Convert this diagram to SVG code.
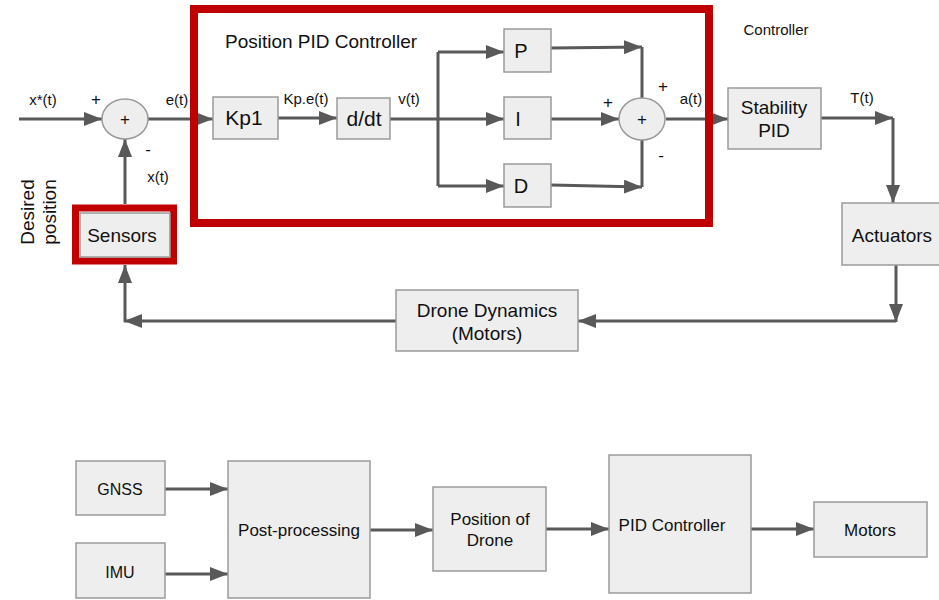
<svg xmlns="http://www.w3.org/2000/svg" width="939" height="600" viewBox="0 0 939 600">
<defs>
<marker id="ah" markerUnits="userSpaceOnUse" markerWidth="18" markerHeight="14" refX="18" refY="7" orient="auto">
<path d="M0,0 L18,7 L0,14 z" fill="#595959"/>
</marker>
</defs>
<style>
.box{fill:#eeeeee;stroke:#9a9a9a;stroke-width:1.5}
.red{fill:none;stroke:#c00000;stroke-width:8}
.ln{fill:none;stroke:#595959;stroke-width:3}
.ar{fill:none;stroke:#595959;stroke-width:3;marker-end:url(#ah)}
text{font-family:"Liberation Sans",Arial,sans-serif;fill:#111111}
.t{font-size:19px;text-anchor:middle}
.b{font-size:17px;text-anchor:middle}
.s{font-size:15px;text-anchor:middle}
.pm{font-size:17px;text-anchor:middle}
</style>
<rect width="939" height="600" fill="#ffffff"/>

<g id="connectors">
<path class="ar" d="M19,119 H102"/>
<path class="ar" d="M148,119 H213"/>
<path class="ar" d="M278,118 H337"/>
<path class="ln" d="M390,119 H438"/>
<path class="ln" d="M438,52 V186"/>
<path class="ar" d="M438,52 H504"/>
<path class="ar" d="M438,119 H504"/>
<path class="ar" d="M438,186 H504"/>
<path class="ar" d="M551,48 L642,47"/>
<path class="ln" d="M642,47 V98"/>
<path class="ar" d="M551,119 H619"/>
<path class="ar" d="M551,185 L642,187"/>
<path class="ln" d="M642,187 V140"/>
<path class="ar" d="M666,119 H728"/>
<path class="ar" d="M821,118 H893"/>
<path class="ar" d="M893,118 V203"/>
<path class="ar" d="M896,265 V322"/>
<path class="ar" d="M896,321 H578"/>
<path class="ar" d="M396,321 H124"/>
<path class="ar" d="M125,322 V265"/>
<path class="ar" d="M125,204 V139"/>
<path class="ar" d="M165,489 H228"/>
<path class="ar" d="M165,574 H228"/>
<path class="ar" d="M370,530 H433"/>
<path class="ar" d="M546,529 H609"/>
<path class="ar" d="M751,529 H814"/>
</g>

<g id="labels">
<text class="s" x="43" y="105">x*(t)</text>
<text class="pm" x="96" y="105">+</text>
<text class="s" x="177" y="105">e(t)</text>
<text class="pm" x="148" y="155">-</text>
<text class="s" x="158" y="182">x(t)</text>
<text class="s" x="306" y="104">Kp.e(t)</text>
<text class="s" x="409" y="104">v(t)</text>
<text class="pm" x="608" y="108">+</text>
<text class="pm" x="663" y="92">+</text>
<text class="pm" x="661" y="161">-</text>
<text class="s" x="691" y="104">a(t)</text>
<text class="s" x="862" y="103">T(t)</text>
<text class="s" x="776" y="35">Controller</text>
<text class="t" transform="translate(34,212) rotate(-90)">Desired</text>
<text class="t" transform="translate(56,212) rotate(-90)">position</text>
</g>

<g id="position-pid">
<rect class="red" x="194" y="9" width="515" height="214"/>
<text x="225" y="48" style="font-size:19px">Position PID Controller</text>
</g>

<g id="sum1">
<ellipse cx="125" cy="119" rx="23" ry="20" class="box"/>
<text class="pm" x="125" y="125">+</text>
</g>
<g id="sensors">
<rect class="red" x="75.5" y="208" width="98" height="53" style="stroke-width:7"/>
<rect class="box" x="80" y="213" width="90" height="44"/>
<text class="t" x="122" y="242">Sensors</text>
</g>
<g id="kp1">
<rect class="box" x="213" y="97" width="65" height="42"/>
<text class="t" x="244" y="125" style="font-size:21px">Kp1</text>
</g>
<g id="ddt">
<rect class="box" x="337" y="98" width="53" height="41"/>
<text class="t" x="364" y="126" style="font-size:21px">d/dt</text>
</g>
<g id="p">
<rect class="box" x="504" y="29" width="47" height="43"/>
<text class="t" x="521" y="58" style="font-size:20px">P</text>
</g>
<g id="i">
<rect class="box" x="504" y="97" width="47" height="42"/>
<text class="t" x="518" y="126" style="font-size:20px">I</text>
</g>
<g id="d">
<rect class="box" x="504" y="164" width="47" height="43"/>
<text class="t" x="521" y="193" style="font-size:20px">D</text>
</g>
<g id="sum2">
<ellipse cx="642" cy="119" rx="23" ry="21" class="box"/>
<text class="pm" x="642" y="125">+</text>
</g>
<g id="stability">
<rect class="box" x="728" y="88" width="93" height="61"/>
<text class="t" x="774" y="114">Stability</text>
<text class="t" x="774" y="137">PID</text>
</g>
<g id="actuators">
<rect class="box" x="842" y="203" width="100" height="62"/>
<text class="t" x="892" y="242">Actuators</text>
</g>
<g id="drone-dynamics">
<rect class="box" x="396" y="290" width="182" height="61"/>
<text class="t" x="487" y="317">Drone Dynamics</text>
<text class="t" x="487" y="340">(Motors)</text>
</g>

<g id="gnss">
<rect class="box" x="76" y="461" width="89" height="54"/>
<text class="b" x="120" y="495" style="font-size:16px">GNSS</text>
</g>
<g id="imu">
<rect class="box" x="76" y="543" width="89" height="55"/>
<text class="b" x="120" y="578" style="font-size:16px">IMU</text>
</g>
<g id="post-processing">
<rect class="box" x="228" y="461" width="142" height="137"/>
<text class="b" x="299" y="536">Post-processing</text>
</g>
<g id="position-of-drone">
<rect class="box" x="433" y="487" width="113" height="84"/>
<text class="b" x="490" y="525">Position of</text>
<text class="b" x="490" y="546">Drone</text>
</g>
<g id="pid-controller">
<rect class="box" x="609" y="455" width="142" height="138"/>
<text class="b" x="672" y="531">PID Controller</text>
</g>
<g id="motors">
<rect class="box" x="814" y="502" width="113" height="55"/>
<text class="b" x="870" y="536">Motors</text>
</g>
</svg>
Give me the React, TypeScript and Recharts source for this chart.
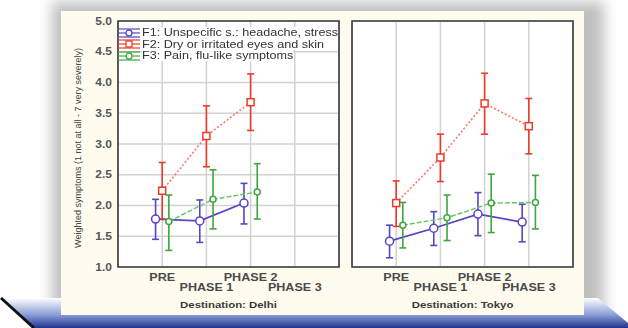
import React from "react";
import {
  ComposedChart,
  Line,
  XAxis,
  YAxis,
  CartesianGrid,
  ErrorBar,
  ReferenceArea,
  Legend,
} from "recharts";

const phases = ["PRE", "PHASE 1", "PHASE 2", "PHASE 3"];
const yTicks = [1.0, 1.5, 2.0, 2.5, 3.0, 3.5, 4.0, 4.5, 5.0];
const seriesNames = [
  "F1: Unspecific s.: headache, stress",
  "F2: Dry or irritated eyes and skin",
  "F3: Pain, flu-like symptoms",
];

// Delhi (no PHASE 3 measurement)
const delhiF1 = [1.78, 1.75, 2.04, null];
const delhiF1Low = [1.45, 1.4, 1.7, null];
const delhiF1High = [2.1, 2.09, 2.36, null];
const delhiF2 = [2.24, 3.13, 3.68, null];
const delhiF2Low = [1.78, 2.63, 3.22, null];
const delhiF2High = [2.7, 3.62, 4.14, null];
const delhiF3 = [1.74, 2.1, 2.22, null];
const delhiF3Low = [1.27, 1.62, 1.78, null];
const delhiF3High = [2.17, 2.58, 2.68, null];

// Tokyo
const tokyoF1 = [1.42, 1.63, 1.86, 1.73];
const tokyoF1Low = [1.15, 1.35, 1.51, 1.41];
const tokyoF1High = [1.68, 1.9, 2.21, 2.02];
const tokyoF2 = [2.04, 2.78, 3.66, 3.29];
const tokyoF2Low = [1.66, 2.39, 3.16, 2.84];
const tokyoF2High = [2.4, 3.16, 4.15, 3.74];
const tokyoF3 = [1.68, 1.8, 2.04, 2.05];
const tokyoF3Low = [1.31, 1.43, 1.56, 1.62];
const tokyoF3High = [2.05, 2.17, 2.51, 2.49];

const FONT = "'Liberation Sans', Arial, sans-serif";
const STRETCH = 1.2;

type Pt = { x: number; y: number; err: [number, number] };

function toPoints(
  mean: (number | null)[],
  low: (number | null)[],
  high: (number | null)[],
  shift: number
): Pt[] {
  const out: Pt[] = [];
  mean.forEach((v, i) => {
    if (v == null) return;
    out.push({
      x: i + 1 + shift,
      y: v,
      err: [+(v - (low[i] as number)).toFixed(2), +((high[i] as number) - v).toFixed(2)],
    });
  });
  return out;
}

const styles = [
  { color: "#5645c4", line: "#5645c4", dash: undefined, width: 1.8, shift: -0.15, marker: "circle", r: 4 },
  { color: "#ee3a28", line: "#ff7468", dash: "2 2", width: 1.6, shift: 0, marker: "square", r: 3.5 },
  { color: "#3ea63e", line: "#62c462", dash: "5 2", width: 1.4, shift: 0.15, marker: "circle", r: 3 },
];

function makeDot(s: (typeof styles)[number]) {
  return (p: any) => {
    const { cx, cy } = p;
    if (cx == null || cy == null) return <g key={`n-${p.index}`} />;
    if (s.marker === "square")
      return (
        <rect
          key={`d-${p.index}`}
          x={cx - s.r}
          y={cy - s.r}
          width={s.r * 2}
          height={s.r * 2}
          fill="#fff"
          stroke={s.color}
          strokeWidth={1.5}
        />
      );
    return <circle key={`d-${p.index}`} cx={cx} cy={cy} r={s.r} fill="#fff" stroke={s.color} strokeWidth={1.5} />;
  };
}

const PhaseTick = (props: any) => {
  const { x, y, payload } = props;
  const idx = Math.round(payload.value) - 1;
  const row = idx % 2;
  return (
    <text
      transform={`translate(${x} ${y + 14 + row * 10}) scale(${STRETCH} 1)`}
      textAnchor="middle"
      fontSize={10.5}
      fontWeight="bold"
      fontFamily={FONT}
      fill="#4a4a4a"
    >
      {phases[idx]}
    </text>
  );
};

const ValueTick = (props: any) => {
  const { x, y, payload } = props;
  return (
    <text
      transform={`translate(${x} ${y + 3.5}) scale(${STRETCH} 1)`}
      textAnchor="end"
      fontSize={10}
      fontWeight="bold"
      fontFamily={FONT}
      fill="#555"
    >
      {payload.value.toFixed(1)}
    </text>
  );
};

function LegendIcon({ s }: { s: (typeof styles)[number] }) {
  return (
    <svg width={22} height={10} style={{ display: "block" }}>
      <line x1={0} x2={22} y1={1} y2={1} stroke={s.color} strokeWidth={1.2} />
      <line x1={0} x2={22} y1={5} y2={5} stroke={s.color} strokeWidth={1.2} />
      <line x1={0} x2={22} y1={9} y2={9} stroke={s.color} strokeWidth={1.2} />
      {s.marker === "square" ? (
        <rect x={8} y={2} width={6} height={6} fill="#fff" stroke={s.color} strokeWidth={1.3} />
      ) : (
        <circle cx={11} cy={5} r={3} fill="#fff" stroke={s.color} strokeWidth={1.3} />
      )}
    </svg>
  );
}

function LegendBox() {
  return (
    <div style={{ fontFamily: FONT }}>
      {seriesNames.map((n, i) => (
        <div key={n} style={{ display: "flex", alignItems: "center", height: 11.5 }}>
          <LegendIcon s={styles[i]} />
          <span
            style={{
              fontSize: 10.5,
              color: "#333",
              marginLeft: 2,
              background: "#fff",
              lineHeight: "11px",
              display: "inline-block",
              transform: `scaleX(${STRETCH})`,
              transformOrigin: "left center",
              whiteSpace: "nowrap",
            }}
          >
            {n}
          </span>
        </div>
      ))}
    </div>
  );
}

type PanelProps = {
  title: string;
  series: Pt[][];
  left: number;
  width: number;
  showY: boolean;
};

function Panel({ title, series, left, width, showY }: PanelProps) {
  return (
    <div style={{ position: "absolute", left, top: 11, width, height: 304 }}>
      <ComposedChart
        width={width}
        height={304}
        margin={{ top: 10, right: showY ? 12 : 11, bottom: 18, left: showY ? 0 : 12 }}
      >
        <CartesianGrid stroke="#d2d2d2" strokeWidth={1.5} fill="#fff" />
        <XAxis
          type="number"
          dataKey="x"
          domain={[0, 5]}
          ticks={[1, 2, 3, 4]}
          axisLine={false}
          tickLine={false}
          tickSize={0}
          tickMargin={0}
          height={30}
          tick={<PhaseTick />}
          interval={0}
          label={{
            content: (p: any) => {
              const vb = p.viewBox;
              return (
                <text
                  transform={`translate(${vb.x + vb.width / 2} ${vb.y + 41}) scale(${STRETCH} 1)`}
                  textAnchor="middle"
                  fontSize={9.5}
                  fontWeight="bold"
                  fontFamily={FONT}
                  fill="#3a3a3a"
                >
                  {title}
                </text>
              );
            },
          }}
        />
        <YAxis
          type="number"
          domain={[1, 5]}
          ticks={yTicks}
          width={showY ? 57 : 0}
          axisLine={false}
          tickLine={false}
          tickSize={0}
          tickMargin={6}
          tick={showY ? <ValueTick /> : false}
          interval={0}
          label={
            showY
              ? {
                  content: (p: any) => {
                    const vb = p.viewBox;
                    const cx = vb.x + 18;
                    const cy = vb.y + vb.height / 2 + 4;
                    return (
                      <text
                        x={cx}
                        y={cy}
                        transform={`rotate(-90 ${cx} ${cy})`}
                        textAnchor="middle"
                        dominantBaseline="middle"
                        fontSize={9}
                        fontFamily={FONT}
                        fill="#444"
                      >
                        Weighted symptoms (1 not at all - 7 very severely)
                      </text>
                    );
                  },
                }
              : undefined
          }
        />
        <ReferenceArea x1={0} x2={5} y1={1} y2={5} fill="none" fillOpacity={0} stroke="#3a3a3a" strokeWidth={1.6} />
        {series.map((pts, i) => {
          const s = styles[i];
          return (
            <Line
              key={seriesNames[i]}
              name={seriesNames[i]}
              data={pts}
              dataKey="y"
              type="linear"
              stroke={s.line}
              strokeWidth={s.width}
              strokeDasharray={s.dash}
              dot={makeDot(s)}
              activeDot={false}
              isAnimationActive={false}
            >
              <ErrorBar dataKey="err" direction="y" width={3.5} stroke={s.color} strokeWidth={1.6} />
            </Line>
          );
        })}
        {showY && (
          <Legend
            layout="vertical"
            align="center"
            verticalAlign="middle"
            wrapperStyle={{ left: 57, top: 16, width: 240, height: 36 }}
            content={() => <LegendBox />}
          />
        )}
      </ComposedChart>
    </div>
  );
}

const delhiSeries = [
  toPoints(delhiF1, delhiF1Low, delhiF1High, styles[0].shift),
  toPoints(delhiF2, delhiF2Low, delhiF2High, styles[1].shift),
  toPoints(delhiF3, delhiF3Low, delhiF3High, styles[2].shift),
];
const tokyoSeries = [
  toPoints(tokyoF1, tokyoF1Low, tokyoF1High, styles[0].shift),
  toPoints(tokyoF2, tokyoF2Low, tokyoF2High, styles[1].shift),
  toPoints(tokyoF3, tokyoF3Low, tokyoF3High, styles[2].shift),
];

function Backdrop() {
  return (
    <svg width={628} height={328} style={{ position: "absolute", left: 0, top: 0 }}>
      <defs>
        <filter id="shadow" x="-10%" y="-20%" width="120%" height="140%">
          <feGaussianBlur stdDeviation="7" />
        </filter>
        <linearGradient id="floor" x1="0" y1="0" x2="0" y2="1">
          <stop offset="0" stopColor="#ffffff" />
          <stop offset="0.55" stopColor="#8c9fd8" />
          <stop offset="1" stopColor="#1f3390" />
        </linearGradient>
      </defs>
      <rect x={0} y={0} width={628} height={328} fill="#fff" />
      <rect x={52} y={2} width={552} height={318} fill="#8a8a8a" opacity={0.55} filter="url(#shadow)" />
      <polygon points="0,298 598,298 628,323 628,328 34,328" fill="url(#floor)" />
      <line x1={1} y1={298} x2={34} y2={328} stroke="#111" strokeWidth={3} />
      <rect x={61} y={11} width={523} height={304} fill="#fffcef" />
    </svg>
  );
}

export default function App() {
  return (
    <div
      style={{
        position: "absolute",
        left: 0,
        top: 0,
        width: 628,
        height: 328,
        overflow: "hidden",
        fontFamily: FONT,
      }}
    >
      <Backdrop />
      <Panel title="Destination: Delhi" series={delhiSeries} left={61} width={290} showY />
      <Panel title="Destination: Tokyo" series={tokyoSeries} left={340} width={244} showY={false} />
    </div>
  );
}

◇ ◇ ◇ ◇

Keep to the stretch from the line containing "Give me the" through the line containing "number; y: number;", both ends included, and copy it exactly from the listing above, minus the pictures.

Give me the React, TypeScript and Recharts source for this chart.
import React from "react";
import {
  ComposedChart,
  Line,
  XAxis,
  YAxis,
  CartesianGrid,
  ErrorBar,
  ReferenceArea,
  Legend,
} from "recharts";

const phases = ["PRE", "PHASE 1", "PHASE 2", "PHASE 3"];
const yTicks = [1.0, 1.5, 2.0, 2.5, 3.0, 3.5, 4.0, 4.5, 5.0];
const seriesNames = [
  "F1: Unspecific s.: headache, stress",
  "F2: Dry or irritated eyes and skin",
  "F3: Pain, flu-like symptoms",
];

// Delhi (no PHASE 3 measurement)
const delhiF1 = [1.78, 1.75, 2.04, null];
const delhiF1Low = [1.45, 1.4, 1.7, null];
const delhiF1High = [2.1, 2.09, 2.36, null];
const delhiF2 = [2.24, 3.13, 3.68, null];
const delhiF2Low = [1.78, 2.63, 3.22, null];
const delhiF2High = [2.7, 3.62, 4.14, null];
const delhiF3 = [1.74, 2.1, 2.22, null];
const delhiF3Low = [1.27, 1.62, 1.78, null];
const delhiF3High = [2.17, 2.58, 2.68, null];

// Tokyo
const tokyoF1 = [1.42, 1.63, 1.86, 1.73];
const tokyoF1Low = [1.15, 1.35, 1.51, 1.41];
const tokyoF1High = [1.68, 1.9, 2.21, 2.02];
const tokyoF2 = [2.04, 2.78, 3.66, 3.29];
const tokyoF2Low = [1.66, 2.39, 3.16, 2.84];
const tokyoF2High = [2.4, 3.16, 4.15, 3.74];
const tokyoF3 = [1.68, 1.8, 2.04, 2.05];
const tokyoF3Low = [1.31, 1.43, 1.56, 1.62];
const tokyoF3High = [2.05, 2.17, 2.51, 2.49];

const FONT = "'Liberation Sans', Arial, sans-serif";
const STRETCH = 1.2;

type Pt = { x: number; y: number; err: [number, number] };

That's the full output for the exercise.